Metropolis Algorithm - Why does it work?

Stephen Tashi

Yes, it assures there is a particlar stationary distribution.

X(A) Pr(A->B) = X(B) Pr(B->A)

Suppose X(A) < X(B)

The Metropolis algorithm defines Pr(A->B) = 1 and Pr(B->A) = X(A)/X(B)

Those probabilities change above equation into an identity:

X(A) (1) = X(B) ( X(A)/X(B))

Pi-Bond

Ok, I understand this better now.

However I'm having trouble with the concept of "state" here. For a conventional (discrete time) Markov Chain, we have a row vector which tells us the probability of being in a state. So the size of the row vector is the number of states.

I'm wondering what is the analogous vector for the Markov Chain we construct in the Metropolis Algorithm. Is it an infinite row vector, as there are infinitely many points in the parameter space? Then the transition matrix would also be infinite then.

bpet

In a way, yes, though infinite vectors can be tricky to compute with and there's a few technical considerations in going to infinite number of states (especially if there is a continuum of lilypads) :)

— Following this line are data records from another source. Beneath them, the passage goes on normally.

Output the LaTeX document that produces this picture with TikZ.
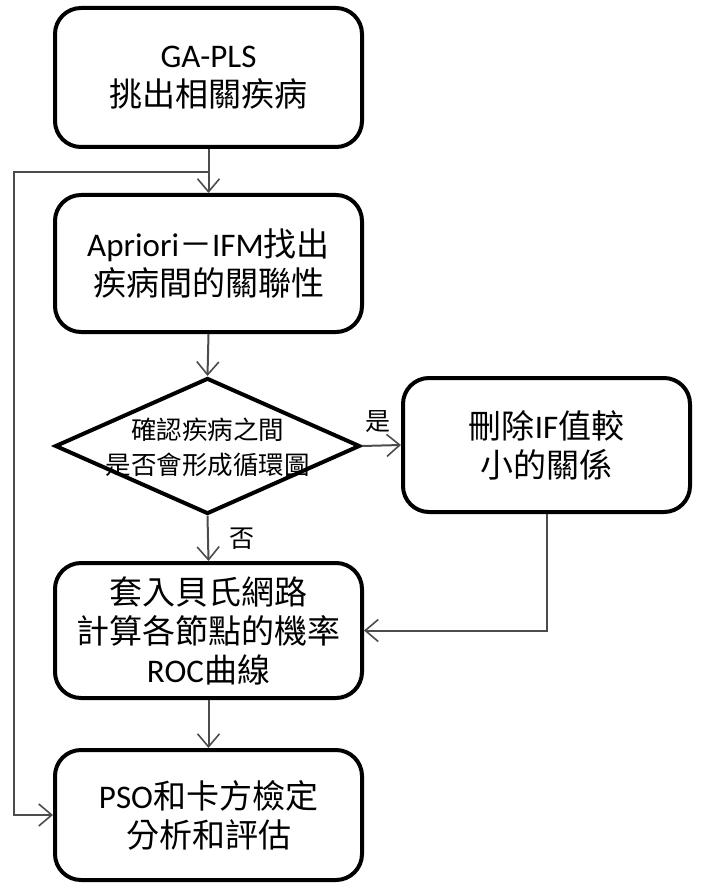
\documentclass[tikz,border=0pt]{standalone}
\usepackage{fontspec}
\setmainfont{Noto Sans CJK TC}
\newfontfamily\lat{Carlito}
\usetikzlibrary{shapes.geometric,arrows.meta}
\begin{document}
\begin{tikzpicture}[x=1pt,y=-1pt,
  box/.style={draw, line width=4pt, rounded corners=26pt, minimum width=307pt,
    inner sep=0pt, align=center, font=\fontsize{33}{39}\selectfont},
  link/.style={line width=2pt, draw=black!70},
  arr/.style={link, -{Straight Barb[length=13pt,width=22pt,line width=1.6pt]}},
  tag/.style={font=\fontsize{25}{30}\selectfont, inner sep=0pt}]
  \useasboundingbox (0,0) rectangle (702,885);

  % process boxes
  \node[box, minimum height=139pt] (b1) at (208.5,77.5) {{\lat GA-PLS}\\挑出相關疾病};
  \node[box, minimum height=137pt] (b2) at (208.5,263.5) {{\lat Apriori}－{\lat IFM}找出\\疾病間的關聯性};
  \node[draw, diamond, line width=4pt, minimum width=305pt, minimum height=136pt,
        inner sep=0pt] (d) at (207.5,446) {};
  \node[align=center, font=\fontsize{25.5}{35}\selectfont, inner sep=0pt] (dt) at (207.5,447)
        {確認疾病之間\\是否會形成循環圖};
  \node[box, minimum width=287pt, minimum height=134pt] (r) at (546.5,445) {刪除{\lat IF}值較\\小的關係};
  \node[box, minimum height=135pt] (b3) at (208.5,630.5) {套入貝氏網路\\計算各節點的機率\\{\lat ROC}曲線};
  \node[box, minimum height=130pt] (b4) at (208.5,815) {{\lat PSO}和卡方檢定\\分析和評估};

  % connectors
  \draw[arr] (b1.south) -- (b2.north);
  \coordinate (j) at (208.5,172);
  \draw[arr] (j) -- ++(-194.5,0) |- (b4.west);
  \draw[arr] (b2.south) -- (d.north);
  \draw[arr] (d.east) -- (r.west);
  \draw[arr] (d.south) -- (b3.north);
  \draw[arr] (r.south) |- (b3.east);
  \draw[arr] (b3.south) -- (b4.north);

  % branch labels
  \node[tag] (yes) at (378,422) {是};
  \node[tag] (no) at (242,539) {否};
\end{tikzpicture}
\end{document}
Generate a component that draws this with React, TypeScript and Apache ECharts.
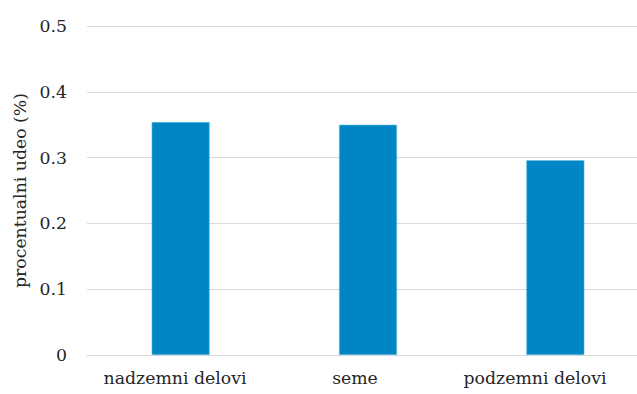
import React, { useEffect, useRef } from "react";
import * as echarts from "echarts";

const categories = ["nadzemni delovi", "seme", "podzemni delovi"];
const values = [0.354, 0.35, 0.296];
const yTicks = { min: 0, max: 0.5, interval: 0.1 };
const yAxisTitle = "procentualni udeo (%)";

const FONT = "DejaVu Serif";
const TEXT = "#262626";
const GRID_LINE = "#d9d9d9";

export default function App() {
  const ref = useRef<HTMLDivElement>(null);

  useEffect(() => {
    if (!ref.current) return;
    const chart = echarts.init(ref.current, null, { renderer: "svg" });
    chart.setOption({
      animation: false,
      backgroundColor: "#ffffff",
      grid: [
        // plot area holding the bars
        { left: 87, right: 1, top: 26, bottom: 39, containLabel: false },
        // band used only to place the category labels
        { left: 85, width: 540, top: 26, bottom: 39, containLabel: false },
      ],
      xAxis: [
        {
          type: "category",
          gridIndex: 0,
          data: categories,
          axisLine: { show: true, lineStyle: { color: GRID_LINE, width: 1 } },
          axisTick: { show: false },
          axisLabel: { show: false },
        },
        {
          type: "category",
          gridIndex: 1,
          data: categories,
          axisLine: { show: false },
          axisTick: { show: false },
          axisLabel: {
            color: TEXT,
            fontFamily: FONT,
            fontSize: 17.3,
            margin: 14,
            interval: 0,
          },
        },
      ],
      yAxis: [
        {
          type: "value",
          gridIndex: 0,
          min: yTicks.min,
          max: yTicks.max,
          interval: yTicks.interval,
          name: yAxisTitle,
          nameLocation: "middle",
          nameGap: 50,
          nameRotate: 90,
          nameTextStyle: { color: TEXT, fontFamily: FONT, fontSize: 17.3 },
          axisLine: { show: false },
          axisTick: { show: false },
          axisLabel: {
            color: TEXT,
            fontFamily: FONT,
            fontSize: 17.3,
            margin: 20,
            formatter: (v: number) => (v === 0 ? "0" : v.toFixed(1)),
          },
          splitLine: { show: true, lineStyle: { color: GRID_LINE, width: 1 } },
        },
        {
          type: "value",
          gridIndex: 1,
          min: yTicks.min,
          max: yTicks.max,
          interval: yTicks.interval,
          show: false,
          splitLine: { show: false },
        },
      ],
      series: [
        {
          type: "bar",
          xAxisIndex: 0,
          yAxisIndex: 0,
          data: values,
          barWidth: 58,
          itemStyle: { color: "#0086c4", borderColor: "#6cc0e8", borderWidth: 0.6 },
        },
      ],
    });
    return () => chart.dispose();
  }, []);

  return (
    <div
      style={{
        position: "fixed",
        left: 0,
        top: 0,
        width: 637,
        height: 394,
        overflow: "hidden",
        background: "#ffffff",
      }}
    >
      <div ref={ref} style={{ width: 650, height: 394 }} />
    </div>
  );
}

If you have the time, some courses on measure theory and stochastic processes would certainly be worth your while, but the gist of it is that the same arguments for Metropolis-Hastings apply as long as the jump "density" is defined and non-zero between every pair of distinct lilypads.

HTH

Pi-Bond

Alright, thanks for the information.

Final query (I think)- should a Markov Chain be aperiodic if its stationary distribution is to be explored by the Metropolis Algorithm? (and why?)

chris ball

I recommend the third edition of the book Understanding Probability (Cambridge University Press, 2012) by Henk Tijms. The author provides a very clear explanation of Markov chain Monte Carlo simulation. The explanation of the Metropolis algorithm allows one to understand how to construct an algorithm of their own. Nice illustrations are given.